There’s a lot you’ve given me to think about, and now I am considering the idea of matching strength against weakness. Ignoring the ongoing debate about the value of co-opting the tactics of our adversaries, I wonder what methods naturally serve conservatives best. Offhand, I would argue that the tendency to comparative stability (financial, psychological, emotional, etc.) and projection of this image is a powerful conservative advantage, but it needs better articulation. What other methods would you say conservatism is concurrently more adept at and best served by?
henrydampier says
White people with intact families tend to have more conservative beliefs, even if they aren’t ideological. That’s no longer the ‘silent majority,’ but it is much more financially hale and morally together than other dysfunctional segments of the economy. As an editor at Consumer Reports once told me over beer about why their magazine was still doing fine while all the others were hurting, their market is suburban married people with kids, and they have to buy a lot of expensive stuff like lawnmowers, minivans, and new faucets.

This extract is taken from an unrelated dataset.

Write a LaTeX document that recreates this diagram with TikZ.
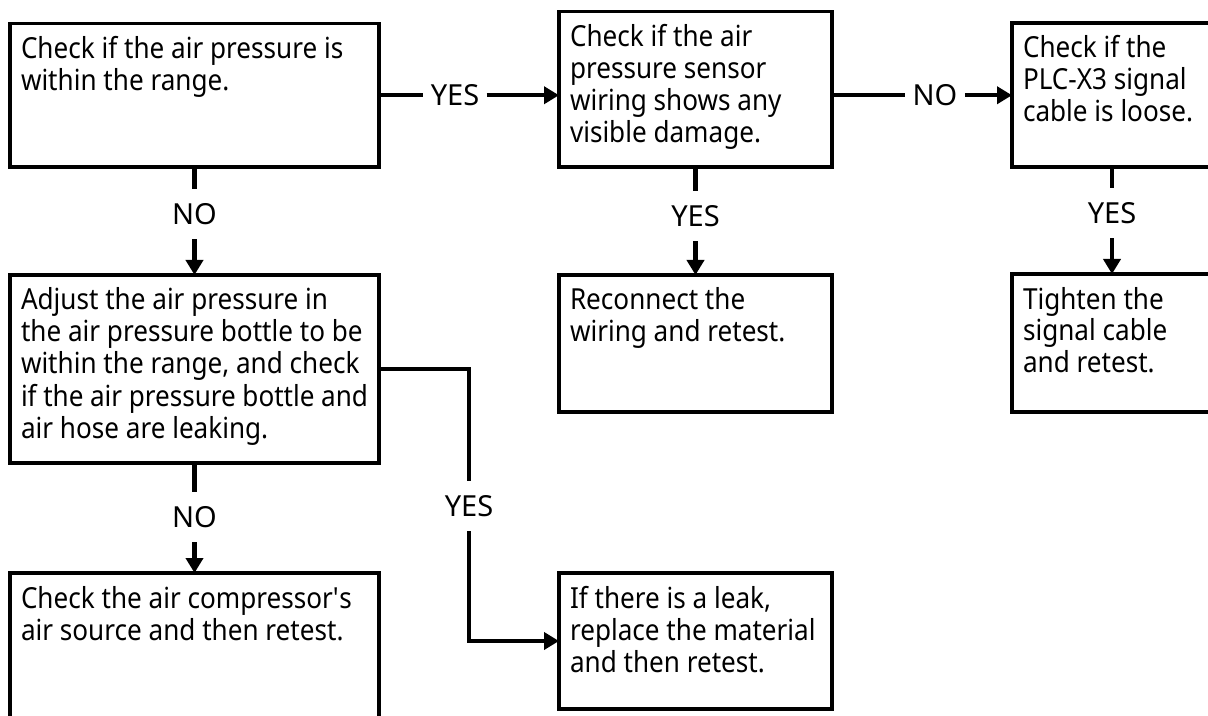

Complete households are more economically relevant to communities on an economic, cultural, and moral level. They’re the complex consumers that make a complex economy possible. They have to engage in long term planning, whereas singletons and dysfunctional family structures don’t.

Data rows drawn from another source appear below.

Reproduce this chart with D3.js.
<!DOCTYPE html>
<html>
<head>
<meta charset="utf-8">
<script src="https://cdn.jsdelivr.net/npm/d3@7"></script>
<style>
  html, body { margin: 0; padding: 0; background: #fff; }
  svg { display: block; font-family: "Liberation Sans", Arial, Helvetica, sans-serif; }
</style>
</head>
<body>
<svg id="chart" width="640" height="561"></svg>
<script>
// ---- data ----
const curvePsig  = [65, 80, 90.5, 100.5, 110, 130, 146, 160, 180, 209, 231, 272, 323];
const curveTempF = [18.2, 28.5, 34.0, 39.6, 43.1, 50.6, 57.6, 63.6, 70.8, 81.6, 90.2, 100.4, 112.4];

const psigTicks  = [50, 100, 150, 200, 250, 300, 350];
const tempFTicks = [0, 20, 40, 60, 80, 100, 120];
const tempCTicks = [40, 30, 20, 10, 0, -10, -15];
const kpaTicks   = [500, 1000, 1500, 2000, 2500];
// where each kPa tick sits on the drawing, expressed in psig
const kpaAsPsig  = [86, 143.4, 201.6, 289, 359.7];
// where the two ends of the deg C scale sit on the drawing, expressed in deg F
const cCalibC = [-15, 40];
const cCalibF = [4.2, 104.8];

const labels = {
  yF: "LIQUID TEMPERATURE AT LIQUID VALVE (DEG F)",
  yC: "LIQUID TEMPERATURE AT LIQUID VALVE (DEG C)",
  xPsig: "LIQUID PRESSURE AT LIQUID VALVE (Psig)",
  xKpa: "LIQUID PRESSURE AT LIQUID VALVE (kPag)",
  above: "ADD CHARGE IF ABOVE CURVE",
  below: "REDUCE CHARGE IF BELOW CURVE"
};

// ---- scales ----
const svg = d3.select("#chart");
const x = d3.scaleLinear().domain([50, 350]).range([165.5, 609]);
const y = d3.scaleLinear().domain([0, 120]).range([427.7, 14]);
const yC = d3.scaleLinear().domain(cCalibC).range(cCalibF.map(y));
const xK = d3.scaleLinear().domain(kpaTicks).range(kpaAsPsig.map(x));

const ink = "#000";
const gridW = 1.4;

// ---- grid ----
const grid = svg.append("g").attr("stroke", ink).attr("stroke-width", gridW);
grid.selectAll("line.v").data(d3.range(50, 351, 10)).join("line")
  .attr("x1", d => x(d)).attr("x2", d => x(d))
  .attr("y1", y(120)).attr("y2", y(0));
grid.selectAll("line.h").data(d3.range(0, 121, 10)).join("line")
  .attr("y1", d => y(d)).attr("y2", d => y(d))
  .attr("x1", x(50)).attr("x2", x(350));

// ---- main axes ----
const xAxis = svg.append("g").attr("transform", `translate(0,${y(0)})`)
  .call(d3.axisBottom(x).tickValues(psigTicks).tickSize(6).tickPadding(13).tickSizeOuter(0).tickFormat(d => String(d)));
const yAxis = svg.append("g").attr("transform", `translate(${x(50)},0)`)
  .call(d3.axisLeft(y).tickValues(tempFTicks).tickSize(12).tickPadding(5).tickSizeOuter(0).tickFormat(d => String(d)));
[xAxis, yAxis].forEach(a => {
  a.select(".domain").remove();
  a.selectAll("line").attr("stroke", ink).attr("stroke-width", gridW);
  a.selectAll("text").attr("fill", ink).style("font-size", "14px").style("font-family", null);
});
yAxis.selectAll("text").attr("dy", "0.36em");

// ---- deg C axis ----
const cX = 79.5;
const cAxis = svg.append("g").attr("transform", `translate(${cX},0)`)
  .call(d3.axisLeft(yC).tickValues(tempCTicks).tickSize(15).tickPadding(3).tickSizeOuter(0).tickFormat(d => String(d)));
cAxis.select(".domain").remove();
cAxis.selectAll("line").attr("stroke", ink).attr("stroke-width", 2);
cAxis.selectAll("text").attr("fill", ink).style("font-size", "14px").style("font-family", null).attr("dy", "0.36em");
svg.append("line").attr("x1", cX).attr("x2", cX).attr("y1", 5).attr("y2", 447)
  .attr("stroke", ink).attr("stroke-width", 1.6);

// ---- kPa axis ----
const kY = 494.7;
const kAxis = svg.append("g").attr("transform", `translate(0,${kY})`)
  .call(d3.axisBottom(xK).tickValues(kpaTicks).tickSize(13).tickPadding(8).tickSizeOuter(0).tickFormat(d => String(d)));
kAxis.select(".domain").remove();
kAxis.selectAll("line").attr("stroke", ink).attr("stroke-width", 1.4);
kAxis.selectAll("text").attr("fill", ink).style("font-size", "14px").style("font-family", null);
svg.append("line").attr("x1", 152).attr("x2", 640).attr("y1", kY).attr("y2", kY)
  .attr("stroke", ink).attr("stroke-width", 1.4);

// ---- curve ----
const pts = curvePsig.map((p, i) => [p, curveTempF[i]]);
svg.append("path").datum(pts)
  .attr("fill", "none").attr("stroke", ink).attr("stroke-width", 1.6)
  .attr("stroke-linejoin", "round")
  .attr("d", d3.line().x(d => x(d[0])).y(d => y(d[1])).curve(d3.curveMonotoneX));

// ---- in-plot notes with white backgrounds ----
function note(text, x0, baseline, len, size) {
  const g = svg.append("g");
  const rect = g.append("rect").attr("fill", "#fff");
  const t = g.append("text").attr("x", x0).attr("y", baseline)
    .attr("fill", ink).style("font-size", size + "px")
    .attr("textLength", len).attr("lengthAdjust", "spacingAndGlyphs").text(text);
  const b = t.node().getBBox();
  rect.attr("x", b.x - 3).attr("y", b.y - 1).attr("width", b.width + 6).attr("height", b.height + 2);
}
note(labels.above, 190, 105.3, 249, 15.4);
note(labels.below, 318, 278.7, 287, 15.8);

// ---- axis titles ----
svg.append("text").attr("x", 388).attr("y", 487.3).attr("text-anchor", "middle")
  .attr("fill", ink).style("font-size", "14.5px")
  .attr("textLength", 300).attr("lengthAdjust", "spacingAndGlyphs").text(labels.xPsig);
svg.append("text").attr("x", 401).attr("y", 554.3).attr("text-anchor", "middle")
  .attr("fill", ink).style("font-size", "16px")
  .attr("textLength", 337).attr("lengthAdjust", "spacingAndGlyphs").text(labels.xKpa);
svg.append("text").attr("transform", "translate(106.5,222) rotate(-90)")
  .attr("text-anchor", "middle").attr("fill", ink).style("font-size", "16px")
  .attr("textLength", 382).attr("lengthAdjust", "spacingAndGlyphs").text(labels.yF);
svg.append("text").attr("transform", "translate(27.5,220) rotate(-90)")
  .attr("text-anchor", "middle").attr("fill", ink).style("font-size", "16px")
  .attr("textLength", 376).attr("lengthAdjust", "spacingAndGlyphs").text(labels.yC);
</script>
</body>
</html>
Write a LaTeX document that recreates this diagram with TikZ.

That is sort of getting back to the numbers, but not in an electorally relevant way. The entire democratic way of thinking is to flood the country with junk people, turn good people into junk, and then to steal money from the good people to shower on the human trash. I think the general approach has to be less focused on attacking Washington, and more effort expended on isolating D.C. from the rest of the country. I think culturally, you want to shore up your support base — married white people with families — and sow contempt for the support base of the left, the institutions that the left controls, and the urbane elite which provides the left with so much financial and moral support.
D.C. survives and thrives because the responsible people in the US have the mistaken belief that shoring up the capitol is the right thing and the responsible thing to do. Changing that perception is what will help the people who settled this country hold on to some of the territory.
R. Wilbur says
An ongoing evaluation of the most important intermediary structures (intermediary between DC and the individual) to which Nrx influence could be best applied would be worthwhile.

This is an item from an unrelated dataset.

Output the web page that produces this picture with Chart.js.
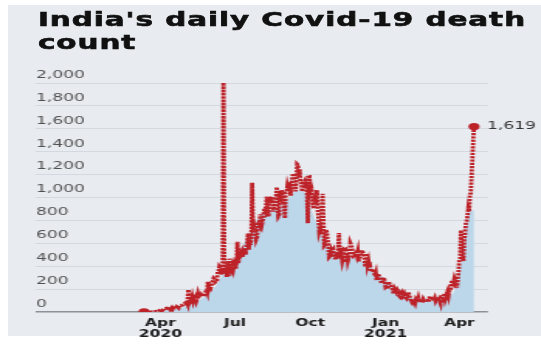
<!DOCTYPE html>
<html>
<head>
<meta charset="utf-8">
<script src="https://cdn.jsdelivr.net/npm/chart.js@4.4.1/dist/chart.umd.min.js"></script>
<style>
    html, body { margin: 0; padding: 0; background: #ffffff; overflow: hidden; width: 541px; height: 346px; }
    #panel { position: absolute; left: 8px; top: 5px; width: 533px; height: 331px; background: #e8ecf0; }
    /* the graphic is laid out narrow and widened as a whole */
    #stage { position: absolute; left: 0; top: 0; width: 349px; height: 346px; transform: scaleX(1.55); transform-origin: 0 0; }
    #title {
        position: absolute; left: 24.5px; top: 7.6px;
        font: bold 19px/23px "DejaVu Sans", sans-serif; letter-spacing: 0.6px;
        color: #111; -webkit-text-stroke: 0.6px #111; white-space: nowrap;
    }
    #chart { position: absolute; left: 0; top: 0; }
</style>
</head>
<body>
<div id="panel"></div>
<div id="stage">
    <div id="title">India's daily Covid-19 death<br>count</div>
    <canvas id="chart" width="349" height="346"></canvas>
</div>
<script>
// days are counted from 1 Jan 2020; the daily series starts on 12 Mar 2020
const firstDay = 71;

const deathsMar20 = [1, 1, 0, 0, 0, 1, 0, 1, 0, 1, 3, 1, 2, 1, 5, 3, 5, 3, 4, 16];
const deathsApr20 = [17, 19, 12, 20, 25, 32, 30, 33, 35, 33, 37, 28, 42, 29, 38, 26, 37, 37, 35, 31, 46, 41, 35, 57, 56, 56, 60, 60, 69, 71];
const deathsMay20 = [77, 72, 83, 68, 195, 126, 89, 103, 95, 128, 97, 121, 122, 134, 100, 120, 157, 134, 140, 132, 148, 137, 142, 146, 154, 170, 194, 175, 265, 193, 210];
const deathsJun20 = [204, 230, 260, 273, 294, 287, 261, 266, 274, 357, 357, 396, 386, 325, 380, 343, 2003, 334, 336, 375, 306, 445, 312, 465, 418, 413, 384, 410, 380, 418];
const deathsJul20 = [434, 379, 442, 613, 425, 467, 482, 507, 487, 475, 519, 500, 553, 500, 582, 606, 687, 543, 681, 587, 637, 1129, 740, 757, 705, 708, 636, 654, 768, 779, 764];
const deathsAug20 = [853, 803, 771, 803, 857, 904, 886, 933, 1007, 871, 834, 1007, 950, 996, 1007, 941, 876, 944, 977, 983, 1091, 912, 836, 848, 1059, 1023, 1065, 948, 1021, 971, 819];
const deathsSep20 = [1043, 1045, 1096, 1066, 1065, 1133, 1016, 1115, 1172, 1209, 1201, 1114, 1054, 1132, 1290, 1283, 1174, 1247, 1133, 1130, 1053, 1085, 1129, 1141, 1089, 1124, 1039, 776, 1179, 1181];
const deathsOct20 = [1069, 1095, 1069, 940, 903, 986, 971, 963, 1064, 918, 816, 706, 730, 680, 895, 1033, 837, 579, 587, 717, 702, 650, 578, 480, 488, 517, 480, 543, 551, 490, 470];
const deathsNov20 = [470, 496, 490, 514, 690, 470, 559, 490, 447, 480, 548, 543, 547, 435, 516, 449, 474, 501, 600, 584, 562, 511, 480, 481, 518, 524, 496, 525, 443, 482];
const deathsDec20 = [482, 500, 540, 524, 511, 482, 396, 402, 512, 416, 442, 391, 400, 354, 355, 376, 347, 340, 320, 341, 279, 333, 336, 314, 290, 278, 251, 251, 286, 301, 256];
const deathsJan21 = [217, 224, 201, 214, 264, 234, 228, 222, 212, 180, 161, 201, 188, 175, 190, 175, 145, 137, 162, 151, 163, 131, 137, 153, 131, 123, 163, 151, 173, 137, 127];
const deathsFeb21 = [94, 84, 107, 104, 94, 78, 108, 97, 94, 120, 91, 101, 95, 80, 90, 113, 101, 104, 107, 100, 101, 86, 110, 138, 104, 108, 113, 112];
const deathsMar21 = [108, 123, 98, 114, 108, 113, 99, 96, 77, 133, 131, 117, 133, 161, 112, 131, 172, 188, 154, 197, 199, 212, 275, 271, 257, 291, 271, 312, 212, 271, 354];
const deathsApr21 = [459, 469, 714, 513, 478, 446, 630, 685, 780, 794, 839, 904, 879, 1027, 1038, 1185, 1341, 1501, 1619];

// smoothed trend under the daily line
const avgDays = [71, 100, 115, 139, 158, 168, 176, 188, 200, 213, 225, 237, 249, 258, 270, 277, 286, 294, 302, 314, 335, 347, 359, 371, 384, 396, 408, 420, 432, 445, 451, 457, 463, 467, 474];
const avgDeaths = [0, 20, 32, 104, 220, 336, 394, 540, 684, 844, 887, 916, 1003, 1061, 1018, 858, 713, 597, 540, 496, 452, 394, 322, 250, 191, 130, 100, 95, 95, 140, 200, 380, 650, 860, 890];

const tickDays = [91, 182, 274, 366, 456];
const tickLabels = [['Apr', '2020'], 'Jul', 'Oct', ['Jan', '2021'], 'Apr'];

const dailyDeaths = [].concat(deathsMar20, deathsApr20, deathsMay20, deathsJun20, deathsJul20, deathsAug20,
    deathsSep20, deathsOct20, deathsNov20, deathsDec20, deathsJan21, deathsFeb21, deathsMar21, deathsApr21);

const red = '#bd2229';
const lastIndex = dailyDeaths.length - 1;

// value label next to the latest point
const endLabel = {
    id: 'endLabel',
    afterDatasetsDraw(chart) {
        const pt = chart.getDatasetMeta(0).data[lastIndex];
        const ctx = chart.ctx;
        ctx.save();
        ctx.font = '11px "DejaVu Sans", sans-serif';
        ctx.fillStyle = '#333';
        ctx.textAlign = 'left';
        ctx.textBaseline = 'middle';
        ctx.fillText(dailyDeaths[lastIndex].toLocaleString('en-US'), pt.x + 8.4, pt.y);
        ctx.restore();
    }
};

new Chart(document.getElementById('chart'), {
    type: 'line',
    data: {
        datasets: [{
            data: dailyDeaths.map((v, i) => ({ x: firstDay + i, y: v })),
            borderColor: red,
            borderWidth: 2.8,
            borderDash: [2.2, 1.1],
            pointRadius: (c) => (c.dataIndex === 0 || c.dataIndex === lastIndex ? 3.6 : 0),
            pointBackgroundColor: red,
            pointBorderWidth: 0,
            tension: 0,
            fill: false,
            order: 0
        }, {
            data: avgDays.map((d, i) => ({ x: d, y: avgDeaths[i] })),
            backgroundColor: '#bcd6ea',
            borderWidth: 0,
            pointRadius: 0,
            tension: 0.4,
            cubicInterpolationMode: 'monotone',
            fill: 'origin',
            order: 1
        }]
    },
    options: {
        responsive: false,
        animation: false,
        devicePixelRatio: 1,
        layout: { padding: { left: 23.2, right: 34.2, top: 83, bottom: 0 } },
        plugins: { legend: { display: false }, tooltip: { enabled: false } },
        scales: {
            x: {
                type: 'linear',
                min: -61,
                max: 491,
                grid: { display: false },
                border: { display: false },
                afterBuildTicks: (scale) => { scale.ticks = tickDays.map(v => ({ value: v })); },
                afterFit: (scale) => { scale.height = 34; },
                ticks: {
                    autoSkip: false,
                    maxRotation: 0,
                    padding: -2,
                    color: '#1a1a1a',
                    font: { family: 'DejaVu Sans', size: 10, weight: 'bold', lineHeight: 1.1 },
                    callback: (value, index) => tickLabels[index]
                }
            },
            y: {
                min: 0,
                max: 2000,
                border: { display: false },
                grid: {
                    drawTicks: false,
                    color: (c) => (c.tick.value === 0 ? '#8d9297' : '#d3d9df'),
                    lineWidth: (c) => (c.tick.value === 0 ? 1.6 : 1)
                },
                afterFit: (scale) => { scale.width = 0; },
                ticks: {
                    stepSize: 200,
                    mirror: true,
                    padding: 0,
                    labelOffset: -8,
                    color: '#505050',
                    font: { family: 'DejaVu Sans', size: 11 },
                    callback: (value) => value.toLocaleString('en-US')
                }
            }
        }
    },
    plugins: [endLabel]
});
</script>
</body>
</html>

Obviously we all understand the importance of family and immediate community, and this extending through a church, if one has faith.
But beyond that, a gray zone. Most people’s minds leap immediately to the state governments as the next logical sovereign step, and this may be true in certain cases. It won’t be true in every case.
SOBL1 has been making fits and starts at his blog about cobbling together communities below the state level.
But for more practical reaction to take place, we need to get our minds out of the thinking-ruts of democratic (local gov – state gov – national gov) power.
And we also need to get out of the ruts of 19th century fraternal societies that are often referenced. They may be a fine model, but they emerged from and were suited to the 19th and early 20th century, and for many reasons, are perhaps not the best use of time and energy now.
henrydampier says
I am not sure the fraternal society rut ever got started apart from in a few places where there’s critical mass, and virtually.
henrydampier says
There’s education, the press, multinational corporations, banks, insurers, and so on and so forth.
R. Wilbur says
The Indianapolis-based Liberty Fund (www.libertyfund.org) almost seems ripe for the Nrx picking — Red State based, extremely (almost abstractly) intellectual, publisher of long-forgotten books, and organizer of secret elite invite-only conferences, Burkean / Austrian-tinged, founded by an eccentric anti-communist industrialist . . .
And no conservakin-aesthetics to be found.